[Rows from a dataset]
►

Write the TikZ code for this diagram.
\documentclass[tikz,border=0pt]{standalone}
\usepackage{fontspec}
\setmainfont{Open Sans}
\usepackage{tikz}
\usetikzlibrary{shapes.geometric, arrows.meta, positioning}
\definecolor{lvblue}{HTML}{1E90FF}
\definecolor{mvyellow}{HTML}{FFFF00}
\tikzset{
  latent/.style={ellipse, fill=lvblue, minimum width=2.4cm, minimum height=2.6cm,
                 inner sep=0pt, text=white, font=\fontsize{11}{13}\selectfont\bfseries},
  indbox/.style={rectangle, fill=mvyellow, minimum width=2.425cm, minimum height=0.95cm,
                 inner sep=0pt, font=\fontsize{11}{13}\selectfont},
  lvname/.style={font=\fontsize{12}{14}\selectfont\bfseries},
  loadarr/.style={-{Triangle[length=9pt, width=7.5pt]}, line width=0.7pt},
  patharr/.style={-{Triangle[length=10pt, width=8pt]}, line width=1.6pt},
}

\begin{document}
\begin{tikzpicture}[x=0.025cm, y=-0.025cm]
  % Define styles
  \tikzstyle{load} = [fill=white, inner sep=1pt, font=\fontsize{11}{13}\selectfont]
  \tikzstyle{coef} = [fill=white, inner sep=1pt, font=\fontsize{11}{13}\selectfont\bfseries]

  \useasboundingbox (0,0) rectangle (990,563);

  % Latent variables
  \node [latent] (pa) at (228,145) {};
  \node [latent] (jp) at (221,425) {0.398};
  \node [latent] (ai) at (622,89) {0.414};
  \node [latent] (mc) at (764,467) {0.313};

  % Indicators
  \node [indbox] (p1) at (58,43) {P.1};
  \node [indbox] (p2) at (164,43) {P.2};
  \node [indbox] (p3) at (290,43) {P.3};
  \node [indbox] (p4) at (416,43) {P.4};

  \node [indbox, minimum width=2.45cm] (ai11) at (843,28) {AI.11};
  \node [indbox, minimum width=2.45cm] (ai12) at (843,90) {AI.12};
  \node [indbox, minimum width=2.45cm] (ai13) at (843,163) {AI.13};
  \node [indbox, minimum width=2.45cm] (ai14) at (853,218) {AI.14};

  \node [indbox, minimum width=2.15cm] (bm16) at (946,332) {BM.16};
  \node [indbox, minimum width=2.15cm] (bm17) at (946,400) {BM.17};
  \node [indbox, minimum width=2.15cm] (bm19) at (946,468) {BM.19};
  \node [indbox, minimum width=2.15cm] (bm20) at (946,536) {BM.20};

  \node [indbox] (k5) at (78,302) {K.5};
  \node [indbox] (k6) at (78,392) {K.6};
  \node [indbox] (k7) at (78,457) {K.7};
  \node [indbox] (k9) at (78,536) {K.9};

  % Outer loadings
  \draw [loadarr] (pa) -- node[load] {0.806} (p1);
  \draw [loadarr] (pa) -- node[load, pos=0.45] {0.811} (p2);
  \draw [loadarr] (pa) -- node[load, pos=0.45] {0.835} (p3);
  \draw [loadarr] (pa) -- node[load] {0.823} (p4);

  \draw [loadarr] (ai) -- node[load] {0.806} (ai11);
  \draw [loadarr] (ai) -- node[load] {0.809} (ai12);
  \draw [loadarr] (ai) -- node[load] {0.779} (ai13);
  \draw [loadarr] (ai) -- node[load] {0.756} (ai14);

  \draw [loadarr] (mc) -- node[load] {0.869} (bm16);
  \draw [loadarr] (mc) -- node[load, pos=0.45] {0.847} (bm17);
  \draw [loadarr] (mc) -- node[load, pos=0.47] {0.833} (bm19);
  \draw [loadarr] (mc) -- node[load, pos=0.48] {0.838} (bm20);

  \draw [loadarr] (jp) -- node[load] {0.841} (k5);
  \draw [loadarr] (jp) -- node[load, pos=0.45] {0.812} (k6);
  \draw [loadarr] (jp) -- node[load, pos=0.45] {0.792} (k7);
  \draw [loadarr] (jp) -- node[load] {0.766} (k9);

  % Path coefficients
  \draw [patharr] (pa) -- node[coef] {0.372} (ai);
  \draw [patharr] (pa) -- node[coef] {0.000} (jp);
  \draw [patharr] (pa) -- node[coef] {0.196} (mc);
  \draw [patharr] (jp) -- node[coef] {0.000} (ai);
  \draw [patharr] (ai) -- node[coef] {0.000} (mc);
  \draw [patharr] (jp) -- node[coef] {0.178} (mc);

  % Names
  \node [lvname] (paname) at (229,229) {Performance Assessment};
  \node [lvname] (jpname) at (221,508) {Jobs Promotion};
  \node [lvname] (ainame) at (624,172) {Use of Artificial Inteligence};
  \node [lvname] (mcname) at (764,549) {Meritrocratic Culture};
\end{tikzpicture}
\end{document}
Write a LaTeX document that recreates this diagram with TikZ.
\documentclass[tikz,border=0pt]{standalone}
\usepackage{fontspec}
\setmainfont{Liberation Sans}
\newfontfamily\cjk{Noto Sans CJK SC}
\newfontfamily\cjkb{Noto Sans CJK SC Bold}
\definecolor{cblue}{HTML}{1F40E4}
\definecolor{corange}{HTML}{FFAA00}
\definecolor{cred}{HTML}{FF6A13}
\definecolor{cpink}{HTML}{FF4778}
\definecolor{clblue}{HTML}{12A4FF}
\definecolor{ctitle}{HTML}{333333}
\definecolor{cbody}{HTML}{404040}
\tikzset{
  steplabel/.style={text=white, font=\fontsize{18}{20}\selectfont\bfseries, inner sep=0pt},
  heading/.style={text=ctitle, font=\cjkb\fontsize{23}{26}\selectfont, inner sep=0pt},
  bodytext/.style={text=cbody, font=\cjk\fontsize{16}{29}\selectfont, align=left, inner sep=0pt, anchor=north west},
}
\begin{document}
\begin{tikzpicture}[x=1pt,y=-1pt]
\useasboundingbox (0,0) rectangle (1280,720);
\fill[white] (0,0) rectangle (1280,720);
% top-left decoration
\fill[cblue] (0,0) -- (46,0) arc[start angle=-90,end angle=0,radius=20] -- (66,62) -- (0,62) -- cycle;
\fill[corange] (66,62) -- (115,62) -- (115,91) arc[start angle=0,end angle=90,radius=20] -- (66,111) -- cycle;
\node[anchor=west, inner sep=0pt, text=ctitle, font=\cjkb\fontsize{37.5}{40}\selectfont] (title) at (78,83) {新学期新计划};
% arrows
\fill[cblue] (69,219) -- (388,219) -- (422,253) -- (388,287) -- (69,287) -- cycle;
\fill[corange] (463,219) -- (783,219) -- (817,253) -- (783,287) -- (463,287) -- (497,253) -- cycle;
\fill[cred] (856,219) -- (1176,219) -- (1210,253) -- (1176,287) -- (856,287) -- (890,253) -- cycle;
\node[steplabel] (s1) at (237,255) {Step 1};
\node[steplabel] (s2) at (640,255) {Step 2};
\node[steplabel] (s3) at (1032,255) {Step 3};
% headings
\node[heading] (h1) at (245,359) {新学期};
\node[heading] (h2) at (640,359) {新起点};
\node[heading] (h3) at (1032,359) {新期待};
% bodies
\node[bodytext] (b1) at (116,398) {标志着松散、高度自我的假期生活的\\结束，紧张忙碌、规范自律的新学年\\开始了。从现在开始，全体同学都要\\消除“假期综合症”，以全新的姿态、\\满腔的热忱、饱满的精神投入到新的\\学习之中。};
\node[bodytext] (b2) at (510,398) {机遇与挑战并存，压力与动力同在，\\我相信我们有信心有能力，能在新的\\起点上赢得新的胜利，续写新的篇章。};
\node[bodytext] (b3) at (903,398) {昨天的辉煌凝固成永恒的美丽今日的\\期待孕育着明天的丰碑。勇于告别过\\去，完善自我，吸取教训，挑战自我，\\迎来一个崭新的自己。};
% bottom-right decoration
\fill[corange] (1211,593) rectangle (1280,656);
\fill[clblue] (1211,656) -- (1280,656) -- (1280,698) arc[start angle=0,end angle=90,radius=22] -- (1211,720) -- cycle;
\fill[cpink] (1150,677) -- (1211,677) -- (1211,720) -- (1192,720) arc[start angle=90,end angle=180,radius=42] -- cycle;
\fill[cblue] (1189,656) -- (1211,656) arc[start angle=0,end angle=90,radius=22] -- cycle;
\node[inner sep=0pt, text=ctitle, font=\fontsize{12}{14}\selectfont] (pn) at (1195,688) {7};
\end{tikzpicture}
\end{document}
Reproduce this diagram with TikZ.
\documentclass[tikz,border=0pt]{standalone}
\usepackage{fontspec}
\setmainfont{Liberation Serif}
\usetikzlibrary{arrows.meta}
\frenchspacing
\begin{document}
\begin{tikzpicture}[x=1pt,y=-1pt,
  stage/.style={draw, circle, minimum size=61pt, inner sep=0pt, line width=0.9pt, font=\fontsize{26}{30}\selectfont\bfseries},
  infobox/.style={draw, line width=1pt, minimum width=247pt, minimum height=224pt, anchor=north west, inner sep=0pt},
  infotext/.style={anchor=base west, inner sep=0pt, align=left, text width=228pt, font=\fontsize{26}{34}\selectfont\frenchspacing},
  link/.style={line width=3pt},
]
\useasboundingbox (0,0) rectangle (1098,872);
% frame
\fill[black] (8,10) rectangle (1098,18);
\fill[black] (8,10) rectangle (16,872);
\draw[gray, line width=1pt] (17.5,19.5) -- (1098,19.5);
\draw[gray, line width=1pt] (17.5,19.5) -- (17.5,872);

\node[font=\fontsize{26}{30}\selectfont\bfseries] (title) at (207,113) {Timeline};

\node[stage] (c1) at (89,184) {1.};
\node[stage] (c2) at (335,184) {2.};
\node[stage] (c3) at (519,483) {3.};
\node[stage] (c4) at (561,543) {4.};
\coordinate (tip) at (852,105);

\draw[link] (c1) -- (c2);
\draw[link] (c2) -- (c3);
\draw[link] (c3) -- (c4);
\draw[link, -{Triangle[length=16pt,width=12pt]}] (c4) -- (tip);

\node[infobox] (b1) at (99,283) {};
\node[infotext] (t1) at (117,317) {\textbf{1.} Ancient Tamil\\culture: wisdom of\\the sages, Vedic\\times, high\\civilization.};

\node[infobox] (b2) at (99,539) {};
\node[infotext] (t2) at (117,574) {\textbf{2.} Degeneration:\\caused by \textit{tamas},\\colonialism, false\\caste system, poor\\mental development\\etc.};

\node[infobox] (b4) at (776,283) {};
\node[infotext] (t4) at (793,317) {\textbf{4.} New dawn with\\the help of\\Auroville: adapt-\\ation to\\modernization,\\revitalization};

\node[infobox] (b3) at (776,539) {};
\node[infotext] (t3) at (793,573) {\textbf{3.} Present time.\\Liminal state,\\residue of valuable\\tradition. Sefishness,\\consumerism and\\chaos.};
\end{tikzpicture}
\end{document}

◄

§ WHAT YOU HAVE TO DO
Extract the lines above, from the first one through the one containing "(0,0) rectangle (990,563);", and return only those, unchanged.

§ FULL SOLUTION
Write the TikZ code for this diagram.
\documentclass[tikz,border=0pt]{standalone}
\usepackage{fontspec}
\setmainfont{Open Sans}
\usepackage{tikz}
\usetikzlibrary{shapes.geometric, arrows.meta, positioning}
\definecolor{lvblue}{HTML}{1E90FF}
\definecolor{mvyellow}{HTML}{FFFF00}
\tikzset{
  latent/.style={ellipse, fill=lvblue, minimum width=2.4cm, minimum height=2.6cm,
                 inner sep=0pt, text=white, font=\fontsize{11}{13}\selectfont\bfseries},
  indbox/.style={rectangle, fill=mvyellow, minimum width=2.425cm, minimum height=0.95cm,
                 inner sep=0pt, font=\fontsize{11}{13}\selectfont},
  lvname/.style={font=\fontsize{12}{14}\selectfont\bfseries},
  loadarr/.style={-{Triangle[length=9pt, width=7.5pt]}, line width=0.7pt},
  patharr/.style={-{Triangle[length=10pt, width=8pt]}, line width=1.6pt},
}

\begin{document}
\begin{tikzpicture}[x=0.025cm, y=-0.025cm]
  % Define styles
  \tikzstyle{load} = [fill=white, inner sep=1pt, font=\fontsize{11}{13}\selectfont]
  \tikzstyle{coef} = [fill=white, inner sep=1pt, font=\fontsize{11}{13}\selectfont\bfseries]

  \useasboundingbox (0,0) rectangle (990,563);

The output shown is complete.